■ **Exercise objective**: Begin with the first line of the material and write out each line exactly, ending with the line that contains "YAxis, CartesianGrid, Legend". Pictures are not part of the copy.

+++

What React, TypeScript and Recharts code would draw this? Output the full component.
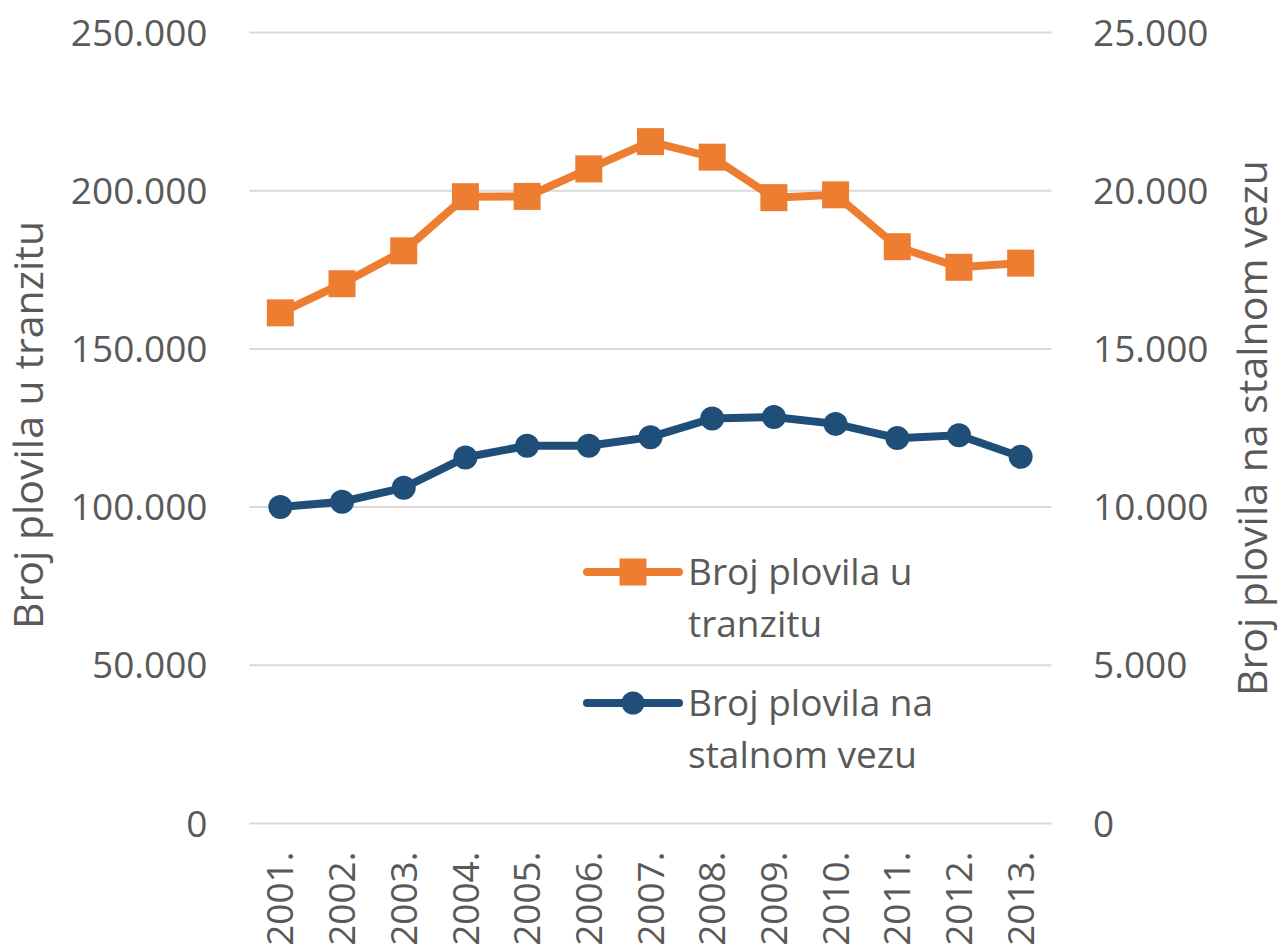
import React from 'react';
import { LineChart, Line, XAxis, YAxis, CartesianGrid, Legend } from 'recharts';

const years = ['2001.', '2002.', '2003.', '2004.', '2005.', '2006.', '2007.', '2008.', '2009.', '2010.', '2011.', '2012.', '2013.'];
const tranzit = [161400, 170600, 181000, 198100, 198200, 206900, 215500, 210600, 197800, 198700, 182300, 175800, 177100];
const stalniVez = [10000, 10170, 10610, 11570, 11940, 11940, 12210, 12800, 12850, 12630, 12180, 12270, 11590];
const leftTicks = [0, 50000, 100000, 150000, 200000, 250000];
const rightTicks = [0, 5000, 10000, 15000, 20000, 25000];
const seriesNames = ['Broj plovila u tranzitu', 'Broj plovila na stalnom vezu'];
const leftTitle = 'Broj plovila u tranzitu';
const rightTitle = 'Broj plovila na stalnom vezu';

const data = years.map((y, i) => ({ year: y, tranzit: tranzit[i], vez: stalniVez[i] }));

const ORANGE = '#ED7D31';
const BLUE = '#1F4E79';
const TEXT = '#595959';
const FONT = '"Open Sans", sans-serif';
const TICK_SIZE = 37;
const TITLE_SIZE = 41;

const fmt = (v: number) => String(v).replace(/\B(?=(\d{3})+(?!\d))/g, '.');

const XTick = (props: any) => {
  const { x, y, payload } = props;
  return (
    <g transform={`translate(${x},${y + 20})`}>
      <text transform="rotate(-90)" x={0} y={0} dy="0.355em" textAnchor="end" fill={TEXT} fontSize={TICK_SIZE} fontFamily={FONT}>
        {payload.value}
      </text>
    </g>
  );
};

const LeftTitle = (props: any) => {
  const vb = props.viewBox;
  const cx = vb.x + 28;
  const cy = vb.y + vb.height / 2 - 3;
  return (
    <text x={cx} y={cy} dy="0.355em" transform={`rotate(-90, ${cx}, ${cy})`} textAnchor="middle" fill={TEXT} fontSize={TITLE_SIZE} fontFamily={FONT}>
      {leftTitle}
    </text>
  );
};

const RightTitle = (props: any) => {
  const vb = props.viewBox;
  const cx = vb.x + vb.width - 27;
  const cy = vb.y + vb.height / 2;
  return (
    <text x={cx} y={cy} dy="0.355em" transform={`rotate(-90, ${cx}, ${cy})`} textAnchor="middle" fill={TEXT} fontSize={TITLE_SIZE} fontFamily={FONT}>
      {rightTitle}
    </text>
  );
};

const SquareDot = (props: any) => {
  const { cx, cy, index } = props;
  if (cx == null || cy == null) return <g key={index} />;
  return <rect key={index} x={cx - 13.5} y={cy - 13.5} width={27} height={27} fill={ORANGE} />;
};

const LegendContent = (props: any) => {
  const items = [...(props.payload || [])].sort(
    (a: any, b: any) => seriesNames.indexOf(a.value) - seriesNames.indexOf(b.value)
  );
  return (
    <div style={{ fontFamily: FONT, fontSize: TICK_SIZE, color: TEXT, lineHeight: '52px' }}>
      {items.map((entry: any, i: number) => (
        <div key={i} style={{ display: 'flex', alignItems: 'flex-start', marginBottom: 27 }}>
          <svg width={109} height={52} style={{ flex: 'none' }}>
            <line x1={8} y1={27} x2={100} y2={27} stroke={entry.color} strokeWidth={8} strokeLinecap="round" />
            {entry.dataKey === 'tranzit' ? (
              <rect x={40.5} y={13.5} width={27} height={27} fill={entry.color} />
            ) : (
              <circle cx={54} cy={27} r={11.5} fill={entry.color} />
            )}
          </svg>
          <div style={{ width: 255 }}>{entry.value}</div>
        </div>
      ))}
    </div>
  );
};

export default function App() {
  return (
    <div style={{ position: 'absolute', left: 0, top: 0, background: '#fff' }}>
      <LineChart width={1279} height={949} data={data} margin={{ top: 32.5, right: 0, left: 0, bottom: 0 }}>
        <CartesianGrid yAxisId="left" vertical={false} stroke="#D9D9D9" strokeWidth={2} />
        <XAxis dataKey="year" scale="band" height={125.5} axisLine={false} tickLine={false} interval={0} tick={<XTick />} />
        <YAxis
          yAxisId="left"
          orientation="left"
          width={249.5}
          domain={[0, 250000]}
          ticks={leftTicks}
          tickFormatter={fmt}
          axisLine={false}
          tickLine={false}
          tickMargin={36}
          tick={{ fill: TEXT, fontSize: TICK_SIZE, fontFamily: FONT }}
          label={{ content: <LeftTitle /> }}
        />
        <YAxis
          yAxisId="right"
          orientation="right"
          width={227.5}
          domain={[0, 25000]}
          ticks={rightTicks}
          tickFormatter={fmt}
          axisLine={false}
          tickLine={false}
          tickMargin={35.5}
          tick={{ fill: TEXT, fontSize: TICK_SIZE, fontFamily: FONT, textAnchor: 'start' }}
          label={{ content: <RightTitle /> }}
        />
        <Legend
          layout="horizontal"
          verticalAlign="middle"
          align="center"
          content={<LegendContent />}
          wrapperStyle={{ position: 'absolute', left: 579, top: 544.5, width: 400 }}
        />
        <Line
          yAxisId="left"
          name={seriesNames[0]}
          dataKey="tranzit"
          stroke={ORANGE}
          strokeWidth={8}
          dot={SquareDot}
          isAnimationActive={false}
        />
        <Line
          yAxisId="right"
          name={seriesNames[1]}
          dataKey="vez"
          stroke={BLUE}
          strokeWidth={8}
          dot={{ r: 12, fill: BLUE, stroke: BLUE, strokeWidth: 0 }}
          isAnimationActive={false}
        />
      </LineChart>
    </div>
  );
}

+++

■ **Answer to this exercise**:
What React, TypeScript and Recharts code would draw this? Output the full component.
import React from 'react';
import { LineChart, Line, XAxis, YAxis, CartesianGrid, Legend } from 'recharts';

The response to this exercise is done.